Green panel can take suo motu action, rules SC

Green panel can take suo motu action, rules SC

The NGT, with the distinct role envisaged for it, can hardly afford to remain a mute spectator when no one knocks on its door. — SC Bench

Tribune News Service

New Delhi, October 7

Noting that the National Green Tribunal (NGT) can hardly afford to remain a “mute spectator when no one knocks on its door”, the Supreme Court today ruled that the tribunal has the power to take suo motu action on environmental issues.

Noting that it must adopt an interpretation that sustains the spirit of public good and does not render India’s environmental watchdog “toothless and ineffective”, a Bench led by Justice AM Khanwilkar declared “that the NGT is vested with suo motu power in discharge of its functions under the NGT Act, 2010”.

Can’t afford to be mute spectator

The NGT, with the distinct role envisaged for it, can hardly afford to remain a mute spectator when no one knocks on its door. — SC Bench

“It is vital for the wellbeing of the nation and its people, to have a flexible mechanism to address all issues pertaining to environmental damage and resultant climate change, so that we can leave behind a better environmental legacy, for our children, and the generations thereafter,” it noted.

The order came on petitions with regard to the Tribunal’s power to exercise suo motu jurisdiction in discharge of its functions.

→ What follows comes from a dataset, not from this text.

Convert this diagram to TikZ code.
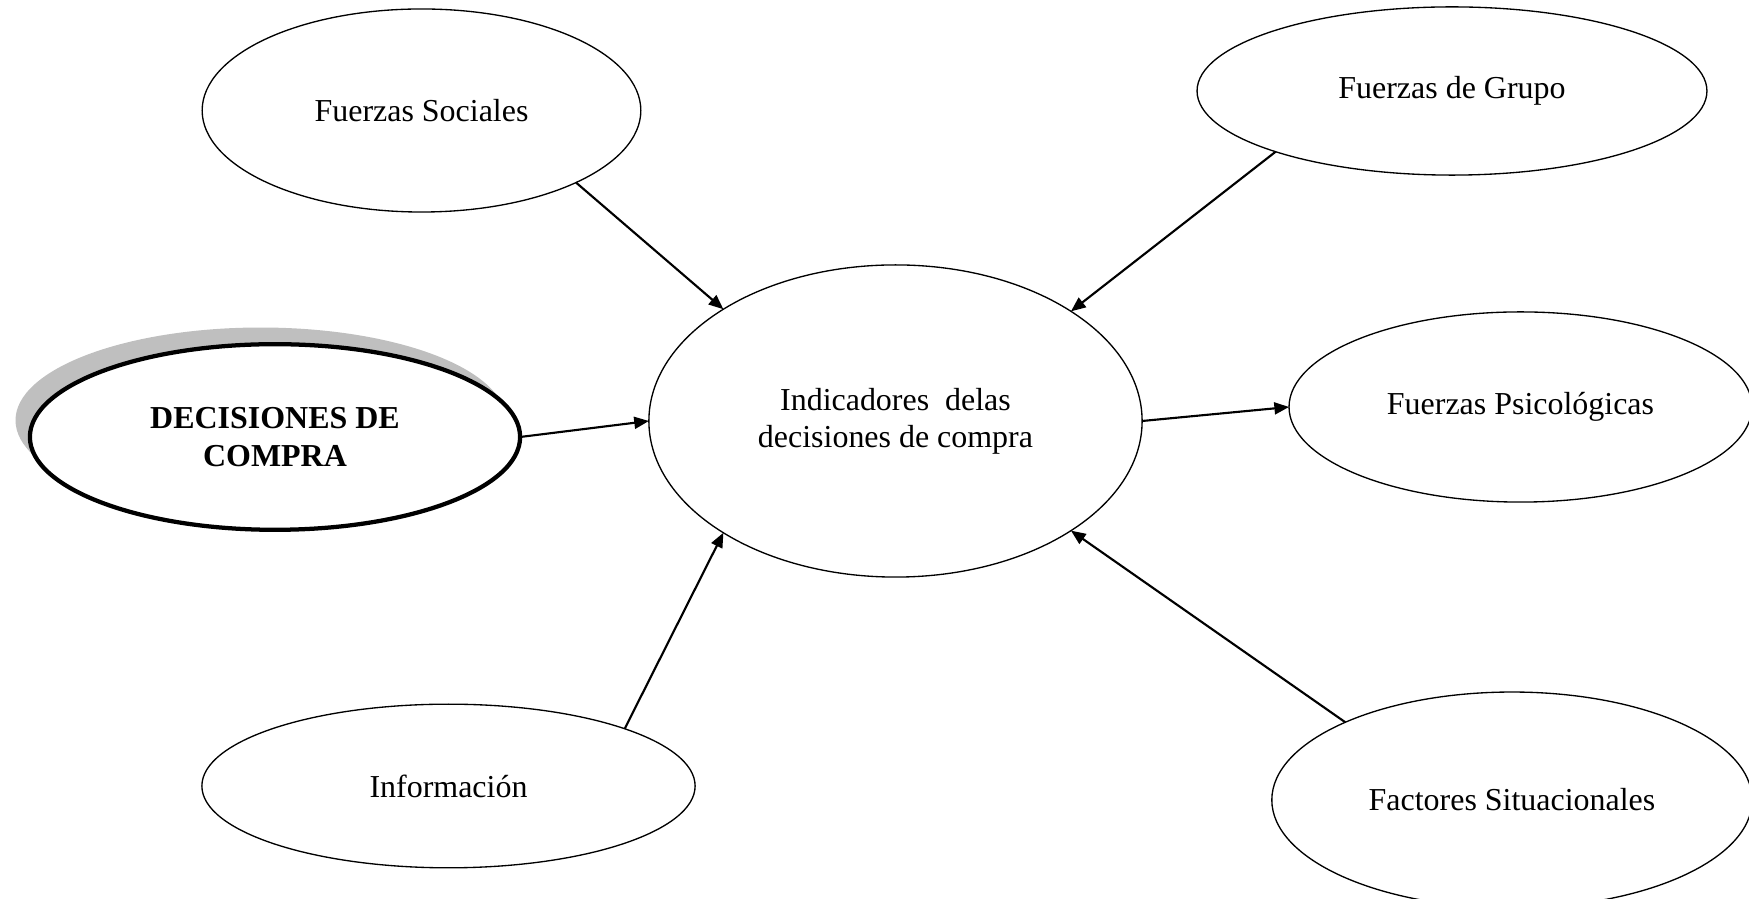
\documentclass[tikz,border=0pt]{standalone}
\usepackage{fontspec}
\setmainfont{Liberation Serif}
\usepackage{tikz}
\usetikzlibrary{arrows.meta, positioning, shapes.geometric, shadows}

\begin{document}
\begin{tikzpicture}[
          x=0.0132cm, y=-0.0132cm,
          font=\fontsize{12}{14}\selectfont,
          oval/.style={draw, ellipse, inner sep=0pt, outer sep=0pt, line width=0.5pt, fill=white, align=center},
          main/.style={oval, line width=1.6pt, font=\fontsize{12}{14}\selectfont\bfseries,
              drop shadow={shadow xshift=-0.19cm, shadow yshift=0.22cm, fill=gray!50, opacity=1}},
          arrow/.style={-{Triangle[length=5.5pt, width=4.5pt]}, line width=0.8pt}
        ]

        \useasboundingbox (0,0) rectangle (1749,899);

        % -------- Centre --------
        \node[oval, minimum width=6.51cm, minimum height=4.12cm] (ind) at (895.5,421)
            {Indicadores\ \ delas\\decisiones de compra};

        % -------- Forces round it --------
        \node[oval, minimum width=5.79cm, minimum height=2.68cm] (soc) at (421.5,110.5) {Fuerzas Sociales};
        \node[oval, minimum width=6.73cm, minimum height=2.22cm] (gru) at (1452,91) {Fuerzas de Grupo};
        \node[oval, minimum width=6.11cm, minimum height=2.51cm] (psi) at (1520.5,407) {Fuerzas Psicológicas};
        \node[oval, minimum width=6.34cm, minimum height=2.85cm] (sit) at (1512,800) {Factores Situacionales};
        \node[oval, minimum width=6.51cm, minimum height=2.16cm] (inf) at (448.5,786) {Información};

        % -------- Purchase decisions --------
        \node[main, minimum width=6.47cm, minimum height=2.45cm] (dec) at (275,437) {DECISIONES DE\\COMPRA};

        % -------- Arrows --------
        \draw[arrow] (soc.335) -- (ind.147);
        \draw[arrow] (gru.199) -- (ind.32);
        \draw[arrow] (dec.east) -- (ind.west);
        \draw[arrow] (ind.east) -- (psi.west);
        \draw[arrow] (inf.18) -- (ind.213);
        \draw[arrow] (sit.155) -- (ind.-32);

      \end{tikzpicture}
\end{document}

Noting that access to justice may be curtailed by illiteracy, lack of mobility, poverty or even lack of technical knowledge on part of citizens, the top court said: “Thus, it may not always be feasible for individuals to knock on the doors of the tribunal, and the NGT in such exigencies must not be made dysfunctional.”

“The NGT, with the distinct role envisaged for it, can hardly afford to remain a mute spectator when no one knocks on its door…The hands-off mode for the NGT, when faced with exigencies requiring immediate and effective response, would debilitate the forum from discharging its responsibility and this must be ruled out in the interest of justice,” the top court said in its 77-page verdict.